6. In case you didn’t know already, a committee of non-humanist boneheads at University of Iowa are planning to kill the Film Studies and Comp Lit PhDs (well, the program, not the individuals … though maybe that’s next). Read more, and a nice testimonial to the program via Henry Jenkins’s blog.

7. If you have a problem, and no one else can help you …. The A-Team trailer is out, for all those 80s renegades and would-be 80s renegades. But we’re forced to ask, is there a statute of limitations on iconic father figures played that Liam Neeson is rapidly approaching (Obi-Wan’s master, Aslan, Ducard (a.k.a. the dude who trained Batman), now Hannibal, and soon to be Zeus in Clash of the Titans)?

8.  Oft-injured Portland Trail Blazers center and generally large human being Greg Oden became the latest professional athlete to have his NSFW cellphone pics circulated on the innernette (Google at your own risk).  The real story here is the wave of bizarre commentary from the sports writing community provoked by the pics.

9. Critically acclaimed 2009 horror film The House of the Devil receives a VHS release this week. (Granted, the VHS comes bundled with a DVD, somewhat like the trend of vinyl LPs coming with free digital downloads.) Is the videotape about to experience a revival?

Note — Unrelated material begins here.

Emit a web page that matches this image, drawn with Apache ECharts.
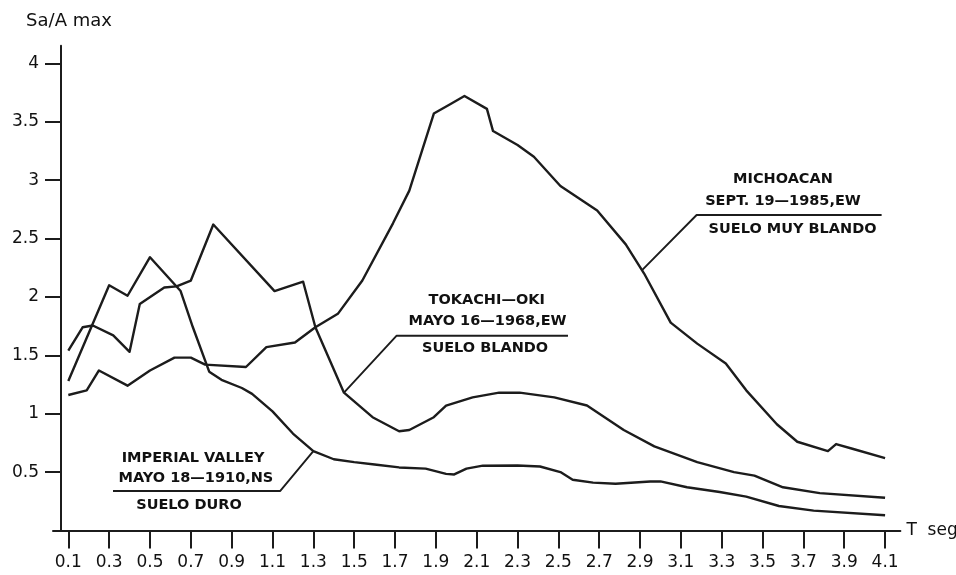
<!DOCTYPE html>
<html>
<head>
<meta charset="utf-8">
<script src="https://cdn.jsdelivr.net/npm/echarts@6/dist/echarts.min.js"></script>
<style>
  html, body { margin: 0; padding: 0; background: #fff; }
  #chart { width: 956px; height: 575px; }
</style>
</head>
<body>
<div id="chart"></div>
<script>
// Spectral ratio Sa/A max versus period T (s) for three records

// Michoacan, Sept. 19 1985, EW — very soft soil
const periodMichoacan = [0.1, 0.19, 0.25, 0.39, 0.5, 0.62, 0.7, 0.77, 0.97, 1.07, 1.21, 1.31, 1.42, 1.54, 1.69, 1.77, 1.89, 1.97, 2.04, 2.15, 2.18, 2.3, 2.38, 2.51, 2.69, 2.83, 2.92, 3.05, 3.18, 3.32, 3.42, 3.57, 3.67, 3.82, 3.86, 3.94, 4.1];
const saMichoacan     = [1.16, 1.20, 1.37, 1.24, 1.37, 1.48, 1.48, 1.42, 1.40, 1.57, 1.61, 1.74, 1.855, 2.14, 2.63, 2.91, 3.57, 3.65, 3.72, 3.61, 3.42, 3.30, 3.20, 2.95, 2.74, 2.45, 2.20, 1.78, 1.60, 1.43, 1.20, 0.91, 0.76, 0.68, 0.74, 0.70, 0.62];

// Tokachi-Oki, May 16 1968, EW — soft soil
const periodTokachi = [0.1, 0.17, 0.22, 0.32, 0.4, 0.45, 0.57, 0.63, 0.7, 0.81, 1.11, 1.25, 1.31, 1.45, 1.59, 1.72, 1.77, 1.89, 1.95, 2.08, 2.21, 2.31, 2.48, 2.64, 2.82, 2.97, 3.18, 3.36, 3.46, 3.6, 3.78, 4.1];
const saTokachi     = [1.54, 1.74, 1.755, 1.67, 1.53, 1.94, 2.08, 2.09, 2.14, 2.62, 2.05, 2.13, 1.74, 1.18, 0.97, 0.85, 0.86, 0.97, 1.07, 1.14, 1.18, 1.18, 1.14, 1.07, 0.86, 0.72, 0.585, 0.50, 0.47, 0.37, 0.32, 0.28];

// Imperial Valley, NS — firm soil
const periodImperial = [0.1, 0.3, 0.39, 0.5, 0.65, 0.71, 0.79, 0.85, 0.95, 1.0, 1.1, 1.2, 1.3, 1.4, 1.5, 1.6, 1.72, 1.85, 1.95, 1.99, 2.05, 2.13, 2.3, 2.41, 2.51, 2.57, 2.67, 2.78, 2.95, 3.0, 3.13, 3.29, 3.42, 3.58, 3.75, 4.1];
const saImperial     = [1.28, 2.10, 2.01, 2.34, 2.05, 1.74, 1.36, 1.29, 1.22, 1.17, 1.02, 0.83, 0.68, 0.61, 0.585, 0.565, 0.54, 0.53, 0.485, 0.48, 0.53, 0.555, 0.556, 0.548, 0.50, 0.435, 0.41, 0.40, 0.42, 0.42, 0.37, 0.33, 0.29, 0.21, 0.17, 0.13];

// Axis tick values
const periodTicks = [0.1, 0.3, 0.5, 0.7, 0.9, 1.1, 1.3, 1.5, 1.7, 1.9, 2.1, 2.3, 2.5, 2.7, 2.9, 3.1, 3.3, 3.5, 3.7, 3.9, 4.1];
const saTicks = [0.5, 1, 1.5, 2, 2.5, 3, 3.5, 4];

// Curve captions: text lines, the underline and the leader to the curve
const captionMichoacan = ['MICHOACAN', 'SEPT. 19—1985,EW', 'SUELO MUY BLANDO'];
const captionTokachi   = ['TOKACHI—OKI', 'MAYO 16—1968,EW', 'SUELO BLANDO'];
const captionImperial  = ['IMPERIAL VALLEY', 'MAYO 18—1910,NS', 'SUELO DURO'];

const ink = '#1c1c1c';
const zip = (xs, ys) => xs.map((x, i) => [x, ys[i]]);

// caption anchors expressed in axis units (T, Sa)
const captions = [
  { lines: captionMichoacan, textAt: [[3.60, 3.009], [3.60, 2.815], [3.647, 2.581]],
    leader: [[4.083, 2.701], [3.177, 2.701], [2.91, 2.23]] },
  { lines: captionTokachi, textAt: [[2.149, 1.973], [2.153, 1.796], [2.141, 1.563]],
    leader: [[2.547, 1.668], [1.708, 1.668], [1.45, 1.18]] },
  { lines: captionImperial, textAt: [[0.711, 0.621], [0.725, 0.449], [0.691, 0.218]],
    leader: [[0.319, 0.338], [1.137, 0.338], [1.3, 0.68]] }
];

const curveSeries = [
  zip(periodMichoacan, saMichoacan),
  zip(periodTokachi, saTokachi),
  zip(periodImperial, saImperial)
].map(d => ({
  type: 'line', data: d, showSymbol: false, smooth: false, silent: true,
  lineStyle: { color: ink, width: 2.4, join: 'round' }, z: 3
}));

const leaderSeries = captions.map(c => ({
  type: 'line', data: c.leader, showSymbol: false, silent: true,
  lineStyle: { color: ink, width: 1.9 }, z: 2
}));

const textSeries = {
  type: 'scatter', silent: true, symbolSize: 1,
  itemStyle: { color: '#ffffff', opacity: 1 },
  data: captions.flatMap(c => c.lines.map((t, i) => ({ name: t, value: c.textAt[i] }))),
  label: {
    show: true, position: 'inside', formatter: '{b}',
    color: '#111111', textBorderWidth: 0, textBorderColor: 'transparent',
    fontFamily: 'DejaVu Sans', fontWeight: 'bold', fontSize: 14.5
  },
  z: 4
};

const chart = echarts.init(document.getElementById('chart'), null, { renderer: 'canvas' });
chart.setOption({
  animation: false,
  backgroundColor: '#ffffff',
  grid: { left: 53, right: 55.6, top: 45.8, bottom: 44.5, containLabel: false, outerBoundsMode: 'none' },
  xAxis: {
    type: 'value', min: 0.025, max: 4.175,
    name: 'T  seg', nameLocation: 'end', nameGap: 6,
    nameTextStyle: { color: '#111', fontFamily: 'DejaVu Sans', fontSize: 17, padding: [0, 0, 9, 0] },
    axisLine: { show: true, onZero: false, lineStyle: { color: ink, width: 2 } },
    axisTick: { show: true, customValues: periodTicks, length: 18, inside: false, lineStyle: { color: ink, width: 2 } },
    axisLabel: {
      customValues: periodTicks, margin: 24, color: '#111',
      fontFamily: 'DejaVu Sans', fontSize: 17,
      formatter: v => v.toFixed(1)
    },
    splitLine: { show: false }
  },
  yAxis: {
    type: 'value', min: 0, max: 4.15, offset: -8,
    name: 'Sa/A max', nameLocation: 'end', nameGap: 15,
    nameTextStyle: { color: '#111', fontFamily: 'DejaVu Sans', fontSize: 18, align: 'center', padding: [0, 0, 0, 16] },
    axisLine: { show: true, onZero: false, lineStyle: { color: ink, width: 2 } },
    axisTick: { show: true, customValues: saTicks, length: 16, inside: false, lineStyle: { color: ink, width: 2 } },
    axisLabel: {
      customValues: saTicks, margin: 22, color: '#111',
      fontFamily: 'DejaVu Sans', fontSize: 17,
      formatter: v => String(v)
    },
    splitLine: { show: false }
  },
  series: [...curveSeries, ...leaderSeries, textSeries]
});
</script>
</body>
</html>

Or is this just nostalgia? Or merely a marketing gimmick?

10. Are digital music downloads too expensive? The music industry had a record-breaking year for digital music sales in 2009, suggesting that consumers are more than willing to fork over cash for “legal” downloads. However, a recent study from UPenn’s Wharton School suggests that the iTunes 99-cents per song model is overpriced and the industry would actually profit more from charging less. The industry, though, doesn’t seem convinced; Billboard has been quick to try and marginalize the research as, among other things, “strictly an academic exercise.”